Il y a une certaine ironie dans le fait que ceux qui étaient prétendument les meilleurs, les plus intelligents et les plus idéalistes pasteurs en devenir eussent été choisis pour avoir reçu la meilleure éducation offerte à l’époque, celle de la Harvard Divinity School.  L’ironie est qu’en recevant cette éducation, les séminaristes avaient eu accès à tout ce qui est connu comme faits et vérités historiques au sujet de :

1)    la formation de la première église de « courant dominant », et la façon dont la situation géopolitique l’a modelée;

2)    l’interprétation « originale » de divers textes bibliques, dont plusieurs vont totalement à l’encontre de ce que la plupart des chrétiens lisent lorsqu’ils ouvrent la Bible, quoique petit à petit, certaines de ces informations sont ajoutées aux nouvelles traductions, qui sont de meilleure qualité;

3)    l’évolution de concepts tels que la sainte trinité et celui de Jésus fils-de-Dieu;

4)    des considérations non-religieuses qui sont à la base de nombreux crédos et doctrines chrétiens;

5)    l’existence de ces premières églises et mouvements chrétiens qui n’ont jamais accepté le concept de trinité ni celui de la prétendue divinité de Jésus (que la paix soit sur lui); et

6)    etc.  (Ces souvenirs de mon éducation au séminaire sont relatés plus en détail dans mon plus récent ouvrage intitulé The Cross and the Crescent:  An Interfaith Dialogue between Christianity and Islam (La croix et le croissant : un dialogue interreligieux entre le christianisme et l’islam), Amana Publications, 2001

Il n’est donc guère étonnant qu’un grand nombre de séminaristes diplômés quittent le séminaire non pas pour aller « occuper les chaires », où ils auraient à prêcher ce qu’ils savent être faux, mais pour occuper des postes dans diverses professions relatives à l’aide sociale ou psychologique.  Ce fut le cas pour moi également; j’allai compléter une maîtrise, puis un doctorat en psychologie clinique.  Je m’identifiais encore comme chrétien, car je ressentais le besoin de m’identifier à quelque chose et que j’avais été, après tout, ordonné pasteur,  même si mon travail régulier était celui d’un professionnel de la santé mentale.

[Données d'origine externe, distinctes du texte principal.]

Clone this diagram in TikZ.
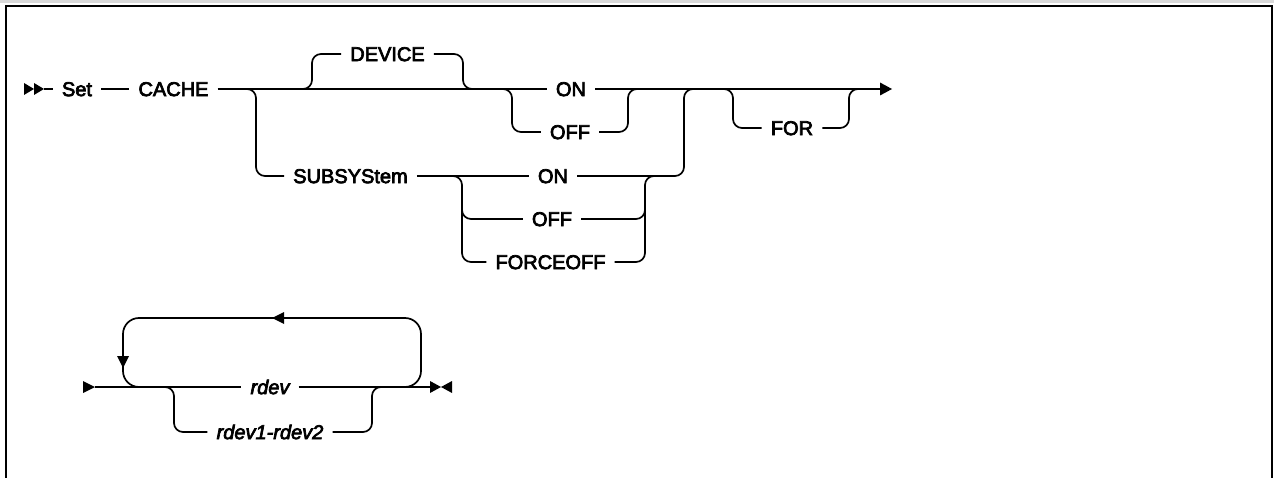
\documentclass[tikz,border=0pt]{standalone}
\usepackage{fontspec}
\setmainfont{Liberation Sans}
\newfontfamily\plexlike{Liberation Sans}[FakeBold=3.5]
\begin{document}
\begin{tikzpicture}[x=1pt,y=-1pt,
  rr/.style={line width=1.7pt, rounded corners=9pt},
  ln/.style={line width=1.7pt},
  kw/.style={inner xsep=9pt, inner ysep=0pt, text height=14.2pt, text depth=0pt, font=\plexlike\fontsize{20}{23}\selectfont},
  var/.style={kw, font=\plexlike\fontsize{20}{23}\selectfont\itshape},
  tip/.style={fill=black, draw=none}]
\useasboundingbox (0,0) rectangle (1274,478);
% frame
\draw[gray!30, line width=3pt] (0,2) -- (1274,2);
\draw[line width=2.4pt] (6,478) -- (6,6) -- (1272,6) -- (1272,478);

% ---------- first line ----------
\coordinate (start) at (44,89);
\fill[tip] (24,83) -- (34,89) -- (24,95) -- cycle;
\fill[tip] (34,83) -- (44,89) -- (34,95) -- cycle;
\node[kw] (set) at (77,89) {Set};
\node[kw] (cache) at (173.5,89) {CACHE};
\node[kw] (device) at (387.5,54) {DEVICE};
\node[kw] (on1) at (571,89) {ON};
\node[kw] (off1) at (570,132) {OFF};
\node[kw] (sub) at (350.5,176) {SUBSYStem};
\node[kw] (on2) at (553,176) {ON};
\node[kw] (off2) at (552,219) {OFF};
\node[kw] (foff) at (550.5,262) {FORCEOFF};
\node[kw] (for) at (792,128) {FOR};
\coordinate (end1) at (880,89);

\draw[ln] (start) -- (set.west);
\draw[ln] (set.east) -- (cache.west);
\draw[ln] (cache.east) -- (on1.west);
\draw[ln] (on1.east) -- (end1);
\fill[tip] (end1) ++(0,-6.5) -- ++(12,6.5) -- ++(-12,6.5) -- cycle;

% DEVICE default
\draw[rr] (300,89) -- (312,89) -- (312,54) -- (device.west);
\draw[rr] (device.east) -- (463,54) -- (463,89) -- (475,89);
% OFF
\draw[rr] (500,89) -- (512,89) -- (512,132) -- (off1.west);
\draw[rr] (off1.east) -- (628,132) -- (628,89) -- (640,89);
% SUBSYStem
\draw[rr] (244,89) -- (256,89) -- (256,176) -- (sub.west);
\draw[ln] (sub.east) -- (on2.west);
\draw[rr] (on2.east) -- (684,176) -- (684,89) -- (696,89);
\draw[rr] (450,176) -- (462,176) -- (462,262) -- (foff.west);
\draw[rr] (462,200) -- (462,219) -- (off2.west);
\draw[rr] (foff.east) -- (645,262) -- (645,176) -- (657,176);
\draw[rr] (off2.east) -- (645,219) -- (645,200);
% FOR
\draw[rr] (721,89) -- (733,89) -- (733,128) -- (for.west);
\draw[rr] (for.east) -- (849,128) -- (849,89) -- (861,89);

% ---------- second line ----------
\coordinate (start2) at (95,387);
\coordinate (end2) at (430,387);
\node[var] (rdev) at (270,387) {rdev};
\node[var] (rdev12) at (270,432) {rdev1-rdev2};
\fill[tip] (83,381) -- (95,387) -- (83,393) -- cycle;
\draw[ln] (start2) -- (rdev.west);
\draw[ln] (rdev.east) -- (end2);
\fill[tip] (430,381) -- (441,387) -- (430,393) -- cycle;
\fill[tip] (452,381) -- (441,387) -- (452,393) -- cycle;
% repeat loop
\draw[line width=1.7pt, rounded corners=16pt] (400,387) -- (421,387) -- (421,318) -- (123,318) -- (123,387) -- (145,387);
\fill[tip] (272,318) -- (284,312) -- (284,324) -- cycle;
\fill[tip] (123,368) -- (117,356) -- (129,356) -- cycle;
% alternative
\draw[rr] (162,387) -- (174,387) -- (174,432) -- (rdev12.west);
\draw[rr] (rdev12.east) -- (372,432) -- (372,387) -- (384,387);
\end{tikzpicture}
\end{document}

Cependant, mon éducation au séminaire s’était chargée de toute croyance que je pouvais avoir en la trinité ou en la divinité de Jésus (que la paix soit sur lui).  (Les sondages révèlent régulièrement que les pasteurs sont moins susceptibles d’y croire (en cela ou en d’autres dogmes de l’église) que les fidèles qu’ils servent, et que les pasteurs ont plus tendance à comprendre l’expression « fils de Dieu » au sens figuré, tandis que les fidèles la comprennent de façon littérale.)  Je devins donc un chrétien « de Noël et de Pâques », n’allant plus à l’église que de façon sporadique, et lorsque j’y allais, je grinçais des dents et me mordais la langue en écoutant ces sermons dont je savais le contenu faux.

Ce que je viens de dire ne signifie d’aucune façon que j’étais devenu moins religieux que je ne l’avais été dans le passé ou que j’avais laissé tomber toute spiritualité.  Je continuais de prier régulièrement, car ma croyance en une divinité suprême était demeurée intacte et solide, et je menais ma vie en conformité avec les règles d’éthique qui m’avaient été inculquées à l’église et à l’école du dimanche.  Mais j’étais suffisamment éclairé pour ne pas adhérer à ces dogmes et articles de foi inventés par les hommes, qui faisaient partie de l’église organisée et qui étaient lourdement chargés d’influences païennes, de notions polythéistes et de considérations géopolitiques d’une époque révolue.